Data block:
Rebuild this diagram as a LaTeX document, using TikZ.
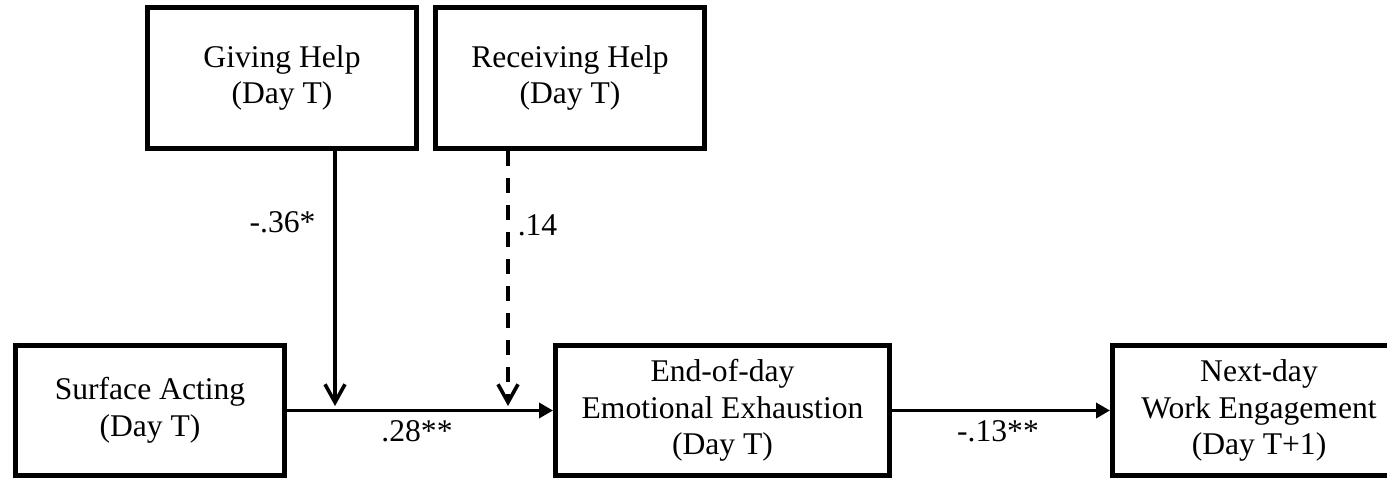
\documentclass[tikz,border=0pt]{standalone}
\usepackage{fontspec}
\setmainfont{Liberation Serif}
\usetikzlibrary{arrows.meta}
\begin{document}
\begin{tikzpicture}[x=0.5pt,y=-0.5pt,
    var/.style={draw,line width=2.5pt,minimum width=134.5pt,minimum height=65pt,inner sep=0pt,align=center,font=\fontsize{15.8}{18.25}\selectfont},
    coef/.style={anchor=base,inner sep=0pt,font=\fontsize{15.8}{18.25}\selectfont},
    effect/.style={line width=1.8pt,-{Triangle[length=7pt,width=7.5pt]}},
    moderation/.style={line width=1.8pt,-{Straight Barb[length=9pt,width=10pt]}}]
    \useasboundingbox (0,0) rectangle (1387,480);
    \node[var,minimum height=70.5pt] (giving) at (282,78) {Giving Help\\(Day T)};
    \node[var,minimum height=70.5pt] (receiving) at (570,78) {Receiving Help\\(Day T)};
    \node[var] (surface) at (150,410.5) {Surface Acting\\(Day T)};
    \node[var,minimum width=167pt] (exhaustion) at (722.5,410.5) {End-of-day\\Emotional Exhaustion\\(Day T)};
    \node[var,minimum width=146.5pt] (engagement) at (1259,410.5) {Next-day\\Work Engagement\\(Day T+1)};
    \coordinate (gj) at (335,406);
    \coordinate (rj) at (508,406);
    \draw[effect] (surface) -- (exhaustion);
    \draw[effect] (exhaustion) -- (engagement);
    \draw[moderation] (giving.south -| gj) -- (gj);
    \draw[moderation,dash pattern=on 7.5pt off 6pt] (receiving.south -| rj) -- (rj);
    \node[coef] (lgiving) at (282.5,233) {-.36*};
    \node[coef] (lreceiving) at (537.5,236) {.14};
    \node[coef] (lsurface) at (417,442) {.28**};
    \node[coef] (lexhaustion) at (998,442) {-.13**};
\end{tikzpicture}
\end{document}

Request: Reproduce the whole listing above word for word, but not its pictures.

The output:
Rebuild this diagram as a LaTeX document, using TikZ.
\documentclass[tikz,border=0pt]{standalone}
\usepackage{fontspec}
\setmainfont{Liberation Serif}
\usetikzlibrary{arrows.meta}
\begin{document}
\begin{tikzpicture}[x=0.5pt,y=-0.5pt,
    var/.style={draw,line width=2.5pt,minimum width=134.5pt,minimum height=65pt,inner sep=0pt,align=center,font=\fontsize{15.8}{18.25}\selectfont},
    coef/.style={anchor=base,inner sep=0pt,font=\fontsize{15.8}{18.25}\selectfont},
    effect/.style={line width=1.8pt,-{Triangle[length=7pt,width=7.5pt]}},
    moderation/.style={line width=1.8pt,-{Straight Barb[length=9pt,width=10pt]}}]
    \useasboundingbox (0,0) rectangle (1387,480);
    \node[var,minimum height=70.5pt] (giving) at (282,78) {Giving Help\\(Day T)};
    \node[var,minimum height=70.5pt] (receiving) at (570,78) {Receiving Help\\(Day T)};
    \node[var] (surface) at (150,410.5) {Surface Acting\\(Day T)};
    \node[var,minimum width=167pt] (exhaustion) at (722.5,410.5) {End-of-day\\Emotional Exhaustion\\(Day T)};
    \node[var,minimum width=146.5pt] (engagement) at (1259,410.5) {Next-day\\Work Engagement\\(Day T+1)};
    \coordinate (gj) at (335,406);
    \coordinate (rj) at (508,406);
    \draw[effect] (surface) -- (exhaustion);
    \draw[effect] (exhaustion) -- (engagement);
    \draw[moderation] (giving.south -| gj) -- (gj);
    \draw[moderation,dash pattern=on 7.5pt off 6pt] (receiving.south -| rj) -- (rj);
    \node[coef] (lgiving) at (282.5,233) {-.36*};
    \node[coef] (lreceiving) at (537.5,236) {.14};
    \node[coef] (lsurface) at (417,442) {.28**};
    \node[coef] (lexhaustion) at (998,442) {-.13**};
\end{tikzpicture}
\end{document}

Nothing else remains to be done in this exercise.